Large Online Retailers Gaining Market Share from Mid and Long Tail
In challenging economic environments, larger retailers often have a competitive advantage in being able to leverage the scale of their respective operations to offer lower prices and maintain higher levels of marketing spending while small and medium-sized retailers are forced to cut back. This dynamic seems to be playing out online this season. An analysis of the top 25 online retailers shows a sales growth rate of 13 percent through November, while smaller retailers showed a year-over-year decline of 10 percent. The larger retailers accounted for 64 percent of all dollars spent during the period, up 6 percentage points from last year.

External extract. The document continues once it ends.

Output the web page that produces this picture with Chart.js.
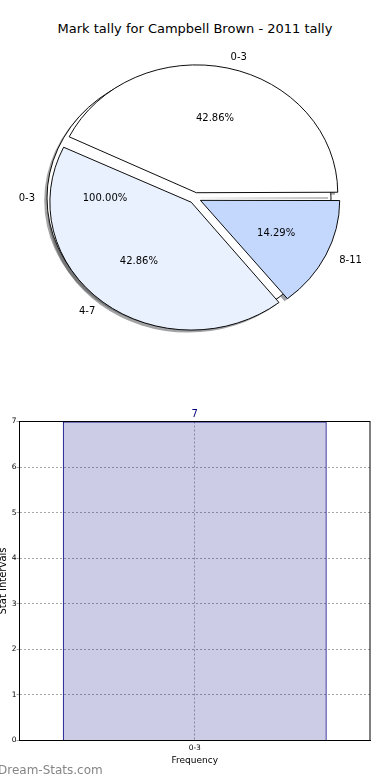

“It’s pretty clear that the larger, established retailers have an overall competitive advantage during a recession,” added Mr. Fulgoni. “Not only are they better equipped to meet the price demands of cash-strapped consumers, but they are also able to maintain their marketing investments and gain consumer mindshare. Both Amazon and Walmart come to mind as online retailers that appear to be benefitting from this dynamic during this holiday season. To be clear, I’m not saying that all smaller retailers are struggling, but, taken as whole, the smaller retailer segment is clearly underperforming this season.”
Free Shipping Continues to Rise in Prominence
In recent years, free shipping has become an increasingly important consumer incentive, and its effects have become even more pronounced during the 2009 holiday season. During the week ending November 22, transactions that include free shipping accounted for 50 percent of all online sales, 11 percentage points higher than the corresponding week last year.
Importantly, the average order value for orders including free shipping has been about 15 percent higher than those without free shipping, which suggests that retailers have been successful in using minimum spending thresholds for free shipping to persuade consumers to spend more per order.